[start of The input]
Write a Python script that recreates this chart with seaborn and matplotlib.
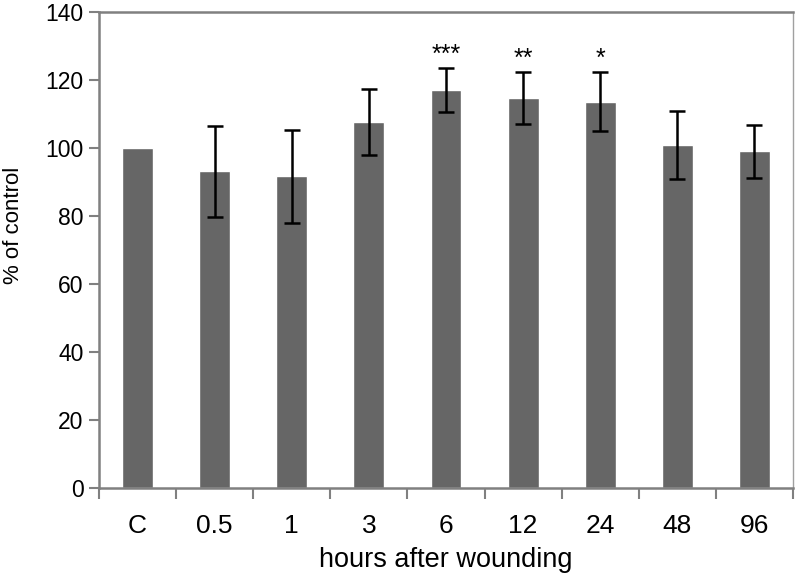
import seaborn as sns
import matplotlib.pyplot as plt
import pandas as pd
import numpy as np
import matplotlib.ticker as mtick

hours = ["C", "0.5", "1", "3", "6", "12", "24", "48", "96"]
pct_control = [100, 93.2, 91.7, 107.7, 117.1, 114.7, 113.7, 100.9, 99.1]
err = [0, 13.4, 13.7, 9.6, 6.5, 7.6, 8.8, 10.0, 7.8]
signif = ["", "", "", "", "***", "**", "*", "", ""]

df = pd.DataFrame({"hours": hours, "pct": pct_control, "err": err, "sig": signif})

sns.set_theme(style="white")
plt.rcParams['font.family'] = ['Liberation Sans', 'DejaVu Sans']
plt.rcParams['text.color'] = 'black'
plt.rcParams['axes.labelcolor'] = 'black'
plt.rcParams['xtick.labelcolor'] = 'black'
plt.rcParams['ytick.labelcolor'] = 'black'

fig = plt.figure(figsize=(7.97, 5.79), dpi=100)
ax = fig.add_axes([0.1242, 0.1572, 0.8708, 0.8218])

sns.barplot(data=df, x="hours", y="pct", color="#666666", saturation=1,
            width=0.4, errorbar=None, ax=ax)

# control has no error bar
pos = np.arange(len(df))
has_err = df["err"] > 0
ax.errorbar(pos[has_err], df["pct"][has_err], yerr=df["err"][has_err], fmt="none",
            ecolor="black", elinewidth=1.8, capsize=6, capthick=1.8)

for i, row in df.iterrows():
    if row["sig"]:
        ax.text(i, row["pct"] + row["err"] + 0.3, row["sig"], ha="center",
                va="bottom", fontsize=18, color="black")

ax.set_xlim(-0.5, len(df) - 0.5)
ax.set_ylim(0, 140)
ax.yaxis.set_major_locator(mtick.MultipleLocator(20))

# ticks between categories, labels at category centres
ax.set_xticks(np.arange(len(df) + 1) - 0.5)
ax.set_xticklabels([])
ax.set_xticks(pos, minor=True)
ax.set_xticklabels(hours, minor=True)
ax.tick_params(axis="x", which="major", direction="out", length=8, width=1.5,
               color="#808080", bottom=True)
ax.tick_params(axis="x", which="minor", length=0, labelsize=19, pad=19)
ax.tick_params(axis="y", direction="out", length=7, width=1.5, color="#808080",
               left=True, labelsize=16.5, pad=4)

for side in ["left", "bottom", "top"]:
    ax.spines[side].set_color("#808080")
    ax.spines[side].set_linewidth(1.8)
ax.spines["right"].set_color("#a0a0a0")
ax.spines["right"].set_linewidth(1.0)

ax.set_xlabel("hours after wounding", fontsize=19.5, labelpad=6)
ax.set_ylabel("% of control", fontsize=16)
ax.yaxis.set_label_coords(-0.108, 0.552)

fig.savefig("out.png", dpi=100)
[end of The input]
[start of The input]
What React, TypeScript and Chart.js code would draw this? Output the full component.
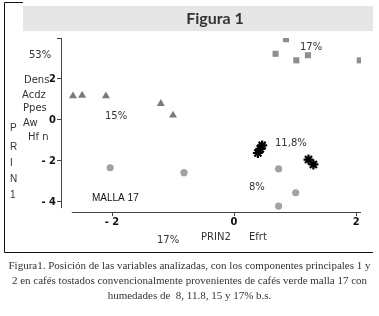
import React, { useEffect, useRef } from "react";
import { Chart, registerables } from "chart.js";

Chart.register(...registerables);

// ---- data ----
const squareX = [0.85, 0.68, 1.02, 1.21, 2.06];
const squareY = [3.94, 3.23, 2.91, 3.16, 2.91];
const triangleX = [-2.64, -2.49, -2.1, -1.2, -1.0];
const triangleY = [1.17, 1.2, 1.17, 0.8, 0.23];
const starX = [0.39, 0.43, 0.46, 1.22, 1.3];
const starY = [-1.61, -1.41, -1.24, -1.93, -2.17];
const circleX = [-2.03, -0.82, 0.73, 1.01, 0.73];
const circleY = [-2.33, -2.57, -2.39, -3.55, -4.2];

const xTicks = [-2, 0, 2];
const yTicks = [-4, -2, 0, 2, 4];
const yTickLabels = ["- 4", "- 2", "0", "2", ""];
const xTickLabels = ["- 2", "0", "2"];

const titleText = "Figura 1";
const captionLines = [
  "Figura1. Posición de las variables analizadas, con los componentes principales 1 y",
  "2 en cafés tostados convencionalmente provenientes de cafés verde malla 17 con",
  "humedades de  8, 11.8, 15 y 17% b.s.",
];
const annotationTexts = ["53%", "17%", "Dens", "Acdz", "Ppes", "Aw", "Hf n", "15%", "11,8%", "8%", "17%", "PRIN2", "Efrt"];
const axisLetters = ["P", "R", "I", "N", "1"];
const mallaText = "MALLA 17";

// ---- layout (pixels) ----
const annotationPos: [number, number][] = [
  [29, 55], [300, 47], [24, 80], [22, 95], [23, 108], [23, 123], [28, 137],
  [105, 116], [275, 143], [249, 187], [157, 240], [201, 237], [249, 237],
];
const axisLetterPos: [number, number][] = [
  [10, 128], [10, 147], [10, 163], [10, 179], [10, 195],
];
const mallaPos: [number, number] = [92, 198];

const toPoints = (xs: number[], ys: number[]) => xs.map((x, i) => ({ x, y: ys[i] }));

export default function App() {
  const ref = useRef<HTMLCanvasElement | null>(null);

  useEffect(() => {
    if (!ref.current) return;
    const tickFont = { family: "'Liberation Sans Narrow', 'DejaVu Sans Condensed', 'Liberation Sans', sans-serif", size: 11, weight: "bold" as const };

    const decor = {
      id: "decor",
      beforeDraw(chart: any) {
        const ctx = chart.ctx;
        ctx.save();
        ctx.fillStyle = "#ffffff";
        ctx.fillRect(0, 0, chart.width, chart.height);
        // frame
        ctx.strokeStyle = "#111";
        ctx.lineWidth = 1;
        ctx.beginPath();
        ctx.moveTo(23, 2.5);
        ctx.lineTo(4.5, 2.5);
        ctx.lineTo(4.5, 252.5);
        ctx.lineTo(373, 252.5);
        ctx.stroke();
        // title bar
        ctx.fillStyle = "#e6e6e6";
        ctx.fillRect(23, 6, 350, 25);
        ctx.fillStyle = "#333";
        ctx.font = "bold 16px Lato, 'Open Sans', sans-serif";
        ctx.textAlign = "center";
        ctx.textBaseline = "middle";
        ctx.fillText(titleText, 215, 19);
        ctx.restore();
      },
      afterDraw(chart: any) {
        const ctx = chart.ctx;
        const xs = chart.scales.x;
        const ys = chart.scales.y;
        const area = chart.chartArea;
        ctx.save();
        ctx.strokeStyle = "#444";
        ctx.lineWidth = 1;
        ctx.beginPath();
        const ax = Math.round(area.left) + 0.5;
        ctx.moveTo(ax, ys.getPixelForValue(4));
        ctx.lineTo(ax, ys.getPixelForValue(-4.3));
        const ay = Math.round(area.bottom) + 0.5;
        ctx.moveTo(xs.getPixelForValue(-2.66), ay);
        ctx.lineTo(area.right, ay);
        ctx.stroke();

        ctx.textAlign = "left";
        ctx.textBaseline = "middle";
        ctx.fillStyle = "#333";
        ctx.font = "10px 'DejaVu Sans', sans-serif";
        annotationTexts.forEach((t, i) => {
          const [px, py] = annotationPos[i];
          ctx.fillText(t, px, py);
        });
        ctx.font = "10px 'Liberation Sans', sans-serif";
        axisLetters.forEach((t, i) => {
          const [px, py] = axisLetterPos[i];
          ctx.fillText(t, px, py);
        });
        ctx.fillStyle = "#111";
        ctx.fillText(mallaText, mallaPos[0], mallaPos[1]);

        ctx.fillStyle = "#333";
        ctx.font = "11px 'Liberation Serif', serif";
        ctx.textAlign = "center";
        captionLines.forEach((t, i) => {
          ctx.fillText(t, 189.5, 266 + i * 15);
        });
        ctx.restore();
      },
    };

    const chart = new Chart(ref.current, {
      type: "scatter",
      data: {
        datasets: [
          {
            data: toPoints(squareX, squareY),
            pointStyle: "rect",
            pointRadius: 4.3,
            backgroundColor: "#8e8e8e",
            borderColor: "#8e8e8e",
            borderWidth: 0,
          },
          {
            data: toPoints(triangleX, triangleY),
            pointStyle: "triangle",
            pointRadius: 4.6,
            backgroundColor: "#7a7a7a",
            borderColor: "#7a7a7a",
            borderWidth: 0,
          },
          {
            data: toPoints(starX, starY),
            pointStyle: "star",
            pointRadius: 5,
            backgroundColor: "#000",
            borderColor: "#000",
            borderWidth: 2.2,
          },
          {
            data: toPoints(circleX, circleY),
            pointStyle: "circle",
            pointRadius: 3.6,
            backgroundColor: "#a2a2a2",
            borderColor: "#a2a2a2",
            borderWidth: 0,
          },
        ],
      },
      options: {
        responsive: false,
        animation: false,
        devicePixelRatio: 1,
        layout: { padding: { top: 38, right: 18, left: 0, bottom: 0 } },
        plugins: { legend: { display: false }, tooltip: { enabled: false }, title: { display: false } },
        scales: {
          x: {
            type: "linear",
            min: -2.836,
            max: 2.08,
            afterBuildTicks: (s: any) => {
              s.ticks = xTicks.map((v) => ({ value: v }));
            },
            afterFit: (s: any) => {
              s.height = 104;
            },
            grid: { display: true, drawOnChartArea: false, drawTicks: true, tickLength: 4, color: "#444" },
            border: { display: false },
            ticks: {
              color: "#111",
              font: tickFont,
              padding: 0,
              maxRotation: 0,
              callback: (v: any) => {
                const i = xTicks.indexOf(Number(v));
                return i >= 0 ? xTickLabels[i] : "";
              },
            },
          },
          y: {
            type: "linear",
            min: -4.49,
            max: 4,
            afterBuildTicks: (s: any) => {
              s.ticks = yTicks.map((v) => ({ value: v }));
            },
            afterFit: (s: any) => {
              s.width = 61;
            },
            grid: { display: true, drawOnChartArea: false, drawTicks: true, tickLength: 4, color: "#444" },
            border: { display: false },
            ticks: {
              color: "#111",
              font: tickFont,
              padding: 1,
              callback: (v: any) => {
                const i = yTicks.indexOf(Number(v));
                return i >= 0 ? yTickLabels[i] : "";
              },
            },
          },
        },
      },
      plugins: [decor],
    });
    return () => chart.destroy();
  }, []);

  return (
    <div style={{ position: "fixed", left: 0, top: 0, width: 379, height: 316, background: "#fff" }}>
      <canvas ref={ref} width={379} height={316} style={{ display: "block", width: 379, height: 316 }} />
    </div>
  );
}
[end of The input]
[start of The input]
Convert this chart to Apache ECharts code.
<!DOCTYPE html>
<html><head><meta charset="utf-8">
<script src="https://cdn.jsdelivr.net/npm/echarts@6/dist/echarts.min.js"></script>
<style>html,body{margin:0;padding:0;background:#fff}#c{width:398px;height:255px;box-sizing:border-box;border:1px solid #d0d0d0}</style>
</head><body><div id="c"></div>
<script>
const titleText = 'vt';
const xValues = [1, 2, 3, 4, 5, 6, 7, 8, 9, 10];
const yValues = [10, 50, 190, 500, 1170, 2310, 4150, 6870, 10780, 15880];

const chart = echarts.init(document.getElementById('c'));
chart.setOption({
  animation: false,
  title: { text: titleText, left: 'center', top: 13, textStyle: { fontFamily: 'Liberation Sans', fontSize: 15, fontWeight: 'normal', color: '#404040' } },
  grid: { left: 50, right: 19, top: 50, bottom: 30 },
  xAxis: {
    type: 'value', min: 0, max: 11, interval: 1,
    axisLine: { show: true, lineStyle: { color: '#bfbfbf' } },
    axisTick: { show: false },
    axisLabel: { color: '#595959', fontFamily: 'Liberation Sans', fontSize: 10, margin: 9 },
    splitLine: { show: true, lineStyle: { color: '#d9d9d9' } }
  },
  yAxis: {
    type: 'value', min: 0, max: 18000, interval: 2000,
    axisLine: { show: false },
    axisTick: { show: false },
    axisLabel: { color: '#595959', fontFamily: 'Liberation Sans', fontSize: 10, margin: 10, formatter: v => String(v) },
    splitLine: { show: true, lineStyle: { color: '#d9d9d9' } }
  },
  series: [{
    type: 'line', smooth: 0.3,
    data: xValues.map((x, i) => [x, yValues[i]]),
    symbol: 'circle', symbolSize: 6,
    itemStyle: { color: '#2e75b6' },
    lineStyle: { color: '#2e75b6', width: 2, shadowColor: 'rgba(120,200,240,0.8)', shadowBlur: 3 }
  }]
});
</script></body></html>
[end of The input]
◆ **Task directions**
Above are some records; extract exactly the lines from the one containing "Write a Python" through the one containing "import matplotlib.ticker as mtick" and drop the pictures.

◆ **Problem solution**
Write a Python script that recreates this chart with seaborn and matplotlib.
import seaborn as sns
import matplotlib.pyplot as plt
import pandas as pd
import numpy as np
import matplotlib.ticker as mtick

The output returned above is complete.